Scrittore e poeta, autore di versi burleschi e critico polemico della rivista “Frusta letteraria”, oltre che difensore di Shakespeare dalle accuse di rozzezza rivoltegli da Voltaire, ha avuto l’ammirazione di Piero Gobetti che nel 1924 ha intitolato “Il Baretti” la rivista da lui fondata nel 1924.
Giovane impiegato in una azienda commerciale, poi traduttore delle opere di Corneille, poco più che trentenne il letterato piemontese si trasferisce a Londra dove pubblica opere di diversi autori italiani e compone brani musicali. Conosce Sir Joshua Reynolds, il grande artista inglese che lo ritrae in atteggiamento pensoso con un minuscolo libretto vicino agli occhi.

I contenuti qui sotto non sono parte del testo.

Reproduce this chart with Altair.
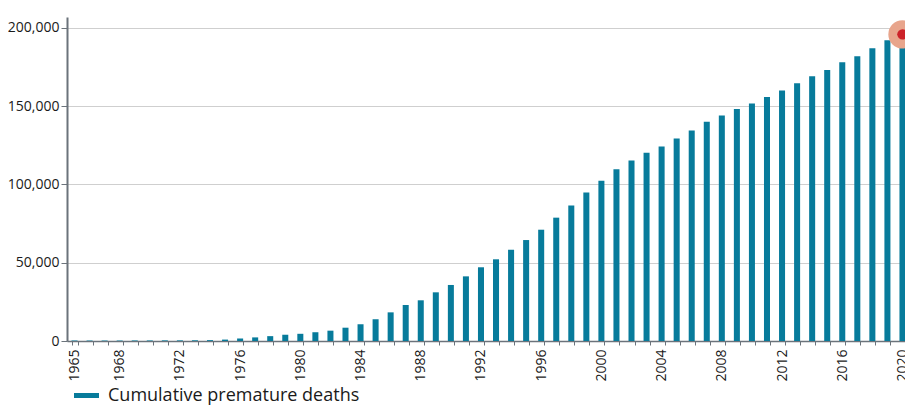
import altair as alt
import pandas as pd

years = list(range(1965, 2021))
deaths = [300, 300, 300, 300, 350, 350, 400, 400, 450, 550,
          900, 1600, 2300, 3100, 4000,
          4600, 5600, 6600, 8500, 10700, 13900, 18300, 23000, 26000, 31100,
          35800, 41300, 47100, 52200, 58300, 64500, 71100, 78800, 86500, 94800,
          102400, 109800, 115300, 120200, 124200, 129300, 134500, 140000, 144000, 148300,
          151700, 155900, 160000, 164700, 169100, 173200, 178100, 181900, 187000, 192100,
          196000]
series_name = "Cumulative premature deaths"
y_ticks = [0, 50000, 100000, 150000, 200000]
highlight_year = [2020]
highlight_value = [195900]

df = pd.DataFrame({"year": years, "value": deaths, "series": [series_name] * len(years)})
hl = pd.DataFrame({"year": highlight_year, "value": highlight_value})

FONT = "Open Sans"
TEAL = "#077b9b"

xscale = alt.Scale(domain=years, paddingInner=0.6, paddingOuter=0.3)
yscale = alt.Scale(domain=[0, 207000], nice=False)

x_enc = alt.X("year:O", scale=xscale, title=None,
              axis=alt.Axis(labelAngle=270, tickBand="extent", tickSize=4,
                            labelExpr="(datum.value == 1965 || datum.value % 4 == 0) ? datum.label : ''",
                            labelFont=FONT, labelFontSize=14, labelColor="#1a1a1a",
                            labelPadding=4, domainColor="#6b737b", domainWidth=1.5,
                            tickColor="#6b737b", grid=False, labelOverlap=False))
y_enc = alt.Y("value:Q", scale=yscale, title=None,
              axis=alt.Axis(values=y_ticks, format=",.0f", tickSize=6, labelFont=FONT,
                            labelFontSize=14, labelColor="#1a1a1a", labelPadding=2,
                            domainColor="#6b737b", domainWidth=2, tickColor="#6b737b",
                            grid=True, gridColor="#cfcfcf", gridWidth=1))

bars = alt.Chart(df).mark_bar(opacity=1).encode(
    x=x_enc, y=y_enc,
    color=alt.Color("series:N", scale=alt.Scale(domain=[series_name], range=[TEAL]),
                    legend=alt.Legend(title=None, orient="none", legendX=7, legendY=366,
                                      symbolType="M-1,-0.2H1V0.2H-1Z", symbolSize=625,
                                      symbolStrokeWidth=0, symbolOpacity=1,
                                      labelFont=FONT, labelFontSize=18, labelColor="#1a1a1a",
                                      labelOffset=9, labelLimit=500)))

halo = alt.Chart(hl).mark_circle(size=800, color="#e8a58c", opacity=1).encode(
    x=alt.X("year:O", scale=xscale), y=alt.Y("value:Q", scale=yscale))
dot = alt.Chart(hl).mark_circle(size=110, color="#cc2229", opacity=1).encode(
    x=alt.X("year:O", scale=xscale), y=alt.Y("value:Q", scale=yscale))

chart = alt.layer(bars, halo, dot).properties(
    width=843, height=324,
    autosize=alt.AutoSizeParams(type="none"),
    padding={"left": 59, "top": 9, "right": -5, "bottom": 67},
).configure_view(stroke=None)

chart.save("out.html", embed_options={"renderer": "svg", "actions": False})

La decennale residenza londinese si interrompe col lungo viaggio verso l’Italia “attraverso l’Oceano Atlantico, il Portogallo, l’Estremadura, il regno di Toledo, la Castiglia Nuova, l’Aragona e la Catalogna sino a’ monti Pirenei: quindi pel Rossiglione, per la Linguadoca e per la Provenza sino in Antibo: poi sull’acque del Tirreno lungo la costa della contea di Nizza, del principato di Monaco e della Liguria sino a Genova; e finalmente per l’Alessandrina, il Monferrato e parte del Piemonte sino alla prefata città di Torino sua patria”. Il resoconto è stato pubblicato nel 1762 sotto l’originale forma delle “Lettere familiari”, vivaci e originali ma “fittizie” perché redatte sugli appunti di viaggio. Di particolare interesse quella curiosamente sottotitolata “Descrizione burlesca d’un disastroso viaggio da Asti a Moncalvo”, che è stata oggetto del “Viaggio d’autore” pubblicato sulle pagine di questo giornale il 2 aprile 1993. Per la rottura di una ruota della carrozza il letterato viene coinvolto alle porte della città monferrina in un normale incidente che egli paragona con esasperata parodia ad una “bolgia dantesca” da cui esce tuttavia esce incolume per proseguire a piedi con le calze macchiate di fango.
Ma la spiacevole disavventura svanisce subito davanti all’invitante “piattelletto di tartufi” il cui profumo lo ricompensa con “cento pizzichi amorosi al naso e alla gola”.